The Writing of Guillaume
Apollinaire / Le Style Apollinaire (1934)
Commentary
Gavronsky, Serge.
“Guillaume Apollinaire Subsumed Under Louis Zukofsky’s Gaze: ‘…listening
receptively….’” Introduction to The Writings of
Guillaume Apollinaire/Le Style Apollinaire (with René Taupin). Wesleyan UP, 2003. xiii-l.
LZ
appears to have worked on this book during the latter part of 1931 and finished
it on 16 April 1932. This work was originally published in René Taupin’s French
translation as Le Style Apollinaire
(Paris: Les Presses Modernes, 1934), but soon after almost all the copies were
destroyed in a warehouse fire. There was a previous publication of the
“English” version of the work, excluding Part II—Le Poète Ressuscité, which
consists entirely of quotations from throughout Apollinaire’s work, in The Westminster Magazine 22.4 (Winter
1933) and 23.1 (Spring 1934).
The
work was commissioned by LZ’s close friend Taupin (1905-1981), apparently
because the latter needed scholarly publications for his academic career.

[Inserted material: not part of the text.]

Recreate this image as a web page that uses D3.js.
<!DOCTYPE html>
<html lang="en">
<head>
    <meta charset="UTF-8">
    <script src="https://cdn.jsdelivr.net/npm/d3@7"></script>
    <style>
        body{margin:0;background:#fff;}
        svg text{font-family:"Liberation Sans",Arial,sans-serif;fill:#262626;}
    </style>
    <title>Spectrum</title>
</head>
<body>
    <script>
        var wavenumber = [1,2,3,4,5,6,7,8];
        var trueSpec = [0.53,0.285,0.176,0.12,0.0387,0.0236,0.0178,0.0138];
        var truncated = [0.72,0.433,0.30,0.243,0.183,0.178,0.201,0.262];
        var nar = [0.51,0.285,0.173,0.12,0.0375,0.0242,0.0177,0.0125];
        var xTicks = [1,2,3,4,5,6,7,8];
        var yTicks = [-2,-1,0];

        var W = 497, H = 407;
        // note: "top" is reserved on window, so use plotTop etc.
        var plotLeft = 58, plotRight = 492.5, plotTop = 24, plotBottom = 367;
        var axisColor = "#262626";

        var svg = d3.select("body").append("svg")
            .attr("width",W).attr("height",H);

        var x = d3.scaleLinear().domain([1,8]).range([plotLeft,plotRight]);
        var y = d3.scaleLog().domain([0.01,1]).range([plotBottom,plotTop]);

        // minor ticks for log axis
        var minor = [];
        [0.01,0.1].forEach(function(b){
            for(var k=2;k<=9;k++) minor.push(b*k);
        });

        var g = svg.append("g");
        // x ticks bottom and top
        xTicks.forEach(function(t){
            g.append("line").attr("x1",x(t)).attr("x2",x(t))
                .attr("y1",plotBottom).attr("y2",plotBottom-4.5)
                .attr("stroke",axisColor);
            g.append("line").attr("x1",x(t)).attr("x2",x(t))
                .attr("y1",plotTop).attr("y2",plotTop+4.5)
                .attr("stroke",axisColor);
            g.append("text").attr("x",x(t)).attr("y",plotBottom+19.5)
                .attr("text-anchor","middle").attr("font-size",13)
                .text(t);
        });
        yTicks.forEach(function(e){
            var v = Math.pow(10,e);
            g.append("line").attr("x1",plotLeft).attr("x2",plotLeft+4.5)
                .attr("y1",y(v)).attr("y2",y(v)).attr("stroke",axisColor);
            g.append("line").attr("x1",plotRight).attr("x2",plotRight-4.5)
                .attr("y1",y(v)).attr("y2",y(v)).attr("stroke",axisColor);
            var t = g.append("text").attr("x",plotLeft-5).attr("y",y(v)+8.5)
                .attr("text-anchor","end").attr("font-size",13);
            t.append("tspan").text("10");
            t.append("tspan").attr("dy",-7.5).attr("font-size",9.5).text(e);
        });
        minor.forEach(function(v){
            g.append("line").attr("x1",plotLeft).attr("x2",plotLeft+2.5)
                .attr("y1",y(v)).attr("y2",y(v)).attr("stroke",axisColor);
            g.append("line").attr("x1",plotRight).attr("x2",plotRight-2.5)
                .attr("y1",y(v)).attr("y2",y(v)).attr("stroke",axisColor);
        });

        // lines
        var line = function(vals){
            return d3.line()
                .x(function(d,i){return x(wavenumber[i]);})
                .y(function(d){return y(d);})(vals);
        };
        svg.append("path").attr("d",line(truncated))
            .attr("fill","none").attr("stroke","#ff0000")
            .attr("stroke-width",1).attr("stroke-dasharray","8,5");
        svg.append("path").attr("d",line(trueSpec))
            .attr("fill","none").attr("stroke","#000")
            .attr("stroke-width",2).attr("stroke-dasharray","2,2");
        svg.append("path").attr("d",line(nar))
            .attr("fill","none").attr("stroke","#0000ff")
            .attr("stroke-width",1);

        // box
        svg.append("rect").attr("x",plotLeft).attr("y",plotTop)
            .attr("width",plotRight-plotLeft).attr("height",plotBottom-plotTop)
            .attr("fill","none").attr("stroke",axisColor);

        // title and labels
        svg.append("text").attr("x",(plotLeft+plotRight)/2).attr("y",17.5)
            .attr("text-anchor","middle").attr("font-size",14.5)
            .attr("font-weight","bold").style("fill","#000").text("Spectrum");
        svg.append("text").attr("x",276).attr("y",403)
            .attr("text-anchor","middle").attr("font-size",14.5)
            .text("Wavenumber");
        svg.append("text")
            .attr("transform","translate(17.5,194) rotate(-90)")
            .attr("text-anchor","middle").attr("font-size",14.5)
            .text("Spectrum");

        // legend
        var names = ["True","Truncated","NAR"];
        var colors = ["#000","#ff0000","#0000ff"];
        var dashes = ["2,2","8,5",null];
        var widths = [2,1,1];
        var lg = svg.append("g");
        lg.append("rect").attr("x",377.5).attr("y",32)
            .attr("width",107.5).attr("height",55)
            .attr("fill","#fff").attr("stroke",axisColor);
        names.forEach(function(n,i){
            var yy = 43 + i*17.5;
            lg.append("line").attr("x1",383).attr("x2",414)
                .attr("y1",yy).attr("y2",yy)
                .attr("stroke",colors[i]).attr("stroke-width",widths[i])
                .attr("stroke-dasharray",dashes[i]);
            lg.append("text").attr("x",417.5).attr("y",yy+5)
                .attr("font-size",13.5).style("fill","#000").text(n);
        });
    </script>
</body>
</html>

Originally from France, at the time Taupin was teaching at Columbia University,
and he would remain primarily in the U.S. throughout the rest of his life,
particularly at Hunter College, NYC. LZ would claim that “This ‘collaboration’
was written entirely by L. Z. and the French quotations are also his
arrangement. It was consequently translated by R. T. into French, and the
French version was published by Les Presses Modernes, Paris, France, 1934”

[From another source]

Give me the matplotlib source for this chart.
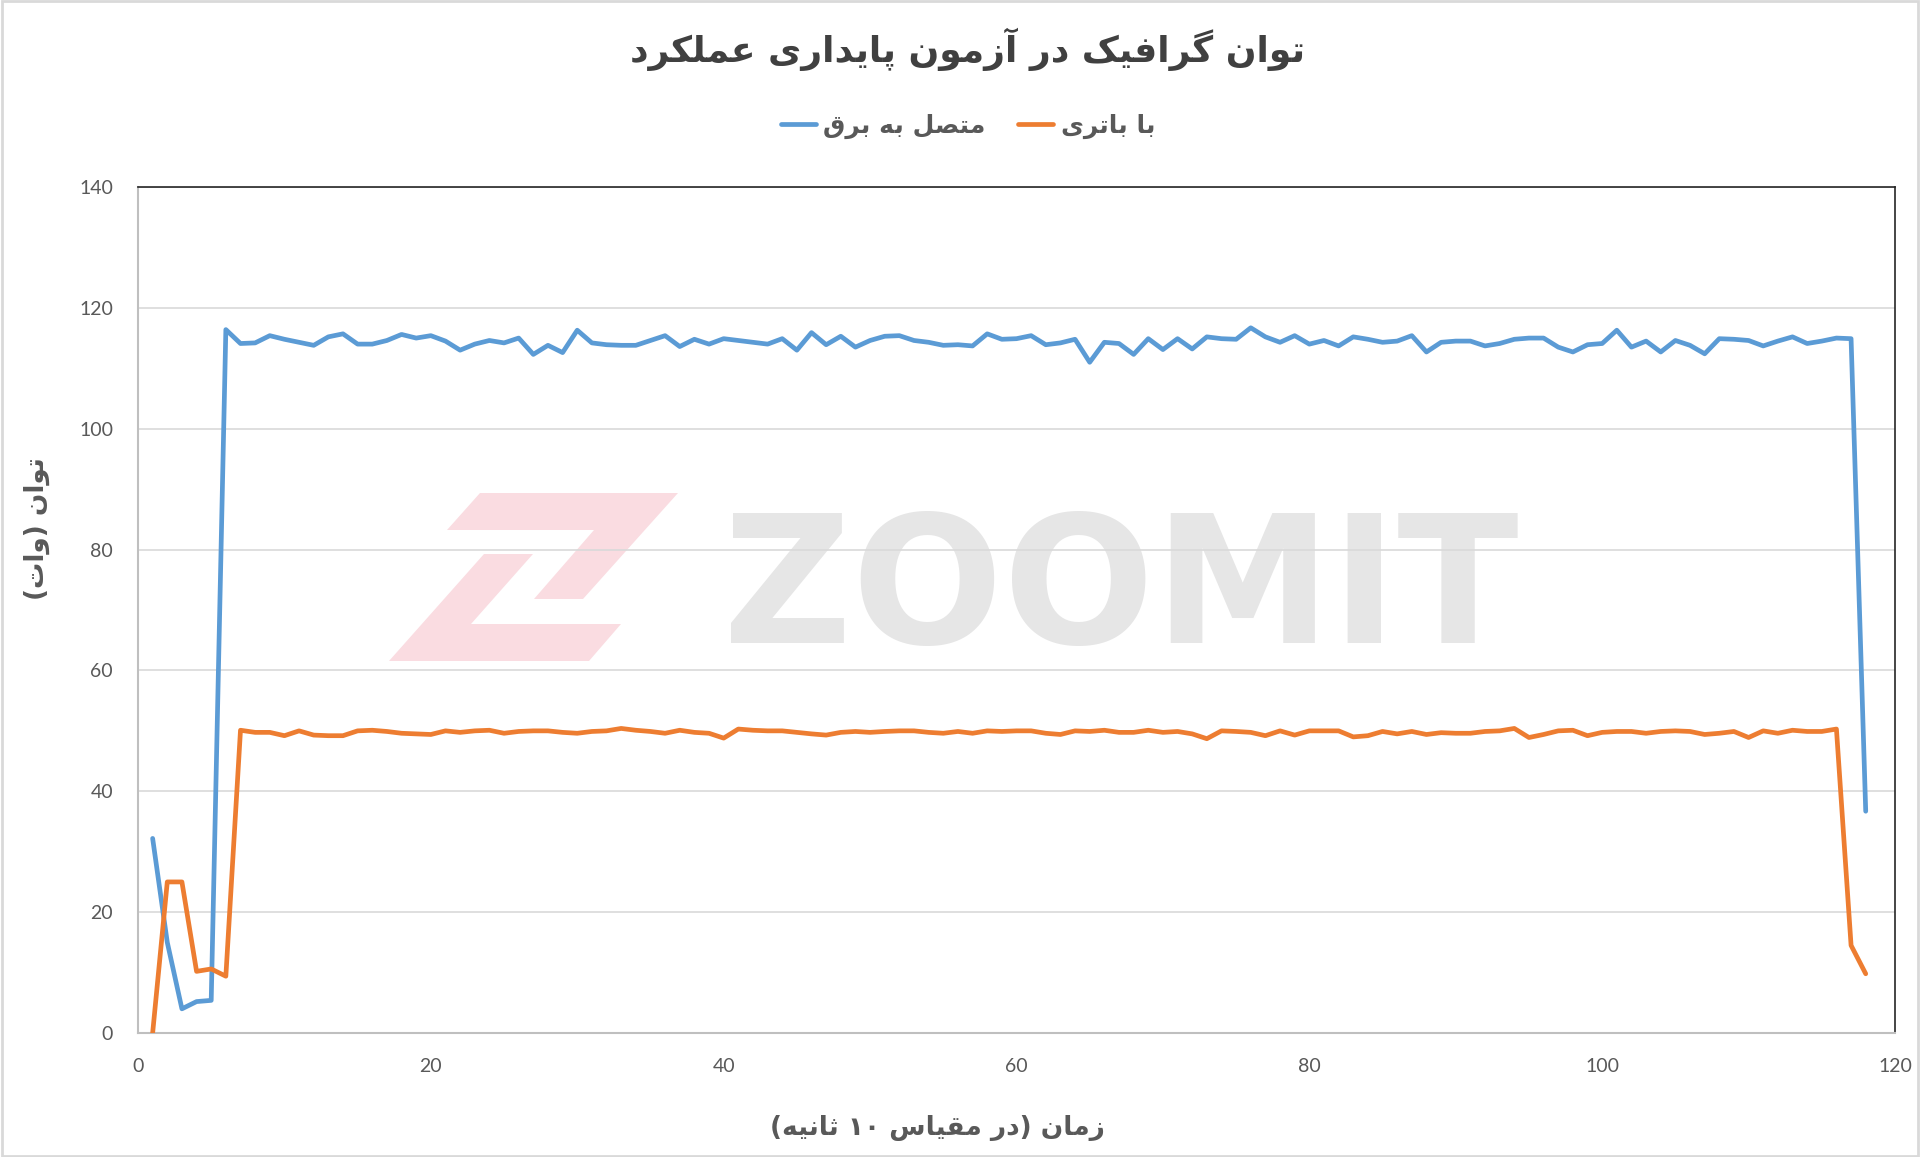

(Booth 187; also photo reproduction of this cover note at 176). So far it has
not been possible to verify the precise nature of the “collaboration,” but it
is reasonable to assume that Taupin at least contributed significantly through
conversations on the project, although the aggressively non-academic presentation
of the work seems most likely Zukofsky’s idea. The work might be seen as an
early experiment in presentation through extensive quotation that will be
pursued by LZ in other critical books, such as A Test of Poetry and Bottom:
on Shakespeare.
The
notes to the texts, besides referencing the numerous quotations from
Apollinaire, provide some intriguing indications of LZ’s additional reading,
but, as in “Poem beginning ‘The,’” they are not necessarily reliable. In at
least some cases, e.g. the notes to Dante’s De
Vulgari Eloquentia, LZ is deliberately mocking scholarly pretenses, if one
actually bothers to check the references.